In response, did I get queues of developers telling me they were being pressured to skip testing; and did I get queues of system testers or project managers telling me that my team's code was of low quality? No, I didn't. AND, I didn't get project managers complaining that developers were showing testing steps in their development plans.

What's my point? Twofold. 

Firstly, developer testing is good, and developer testing is necessary. It should not be seen as an optional part of the project plan. There are plenty of metrics that show that the cost of resolving is problem is lower when it is caught sooner in the software development life-cycle. In other words it is quicker and cheaper to fix a bug found in developer testing than it is for a bug found in system testing, and both are much quicker and cheaper to fix than a bug found once the code has gone into production.

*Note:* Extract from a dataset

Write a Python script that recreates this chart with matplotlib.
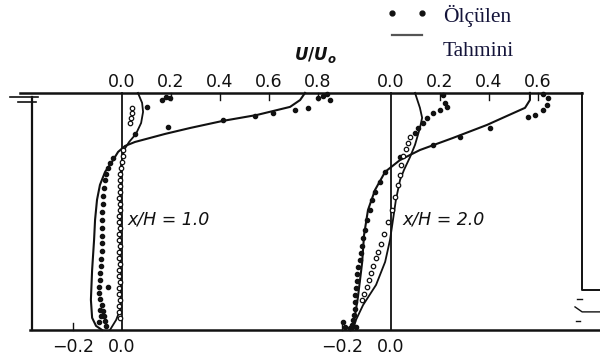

Secondly, everybody aspires to better behaviour when that behaviour is made visible. By insisting on the use of the tick-box on the hand-over form, I made the developers be honest and open about the amount of constructive testing they'd done, but I also made the system testing team and the project managers think twice about applying inappropriate pressure on the developers.

And thirdly(!), I gave the developers the confidence to do what they had hitherto known to be the right course but had felt insufficient support from their own management to push the point.

So, it was a win-win outcome, right?Yes, I believe it was. Whilst it may have appeared that some developments took a little longer than they might have done before I took the helm, the truth of the matter is that the code that got put into production was much more robust and caused far fewer production problems. And the cost-saving of that reduction in production problems, and the associated increase in the users' confidence in the system, was price-less.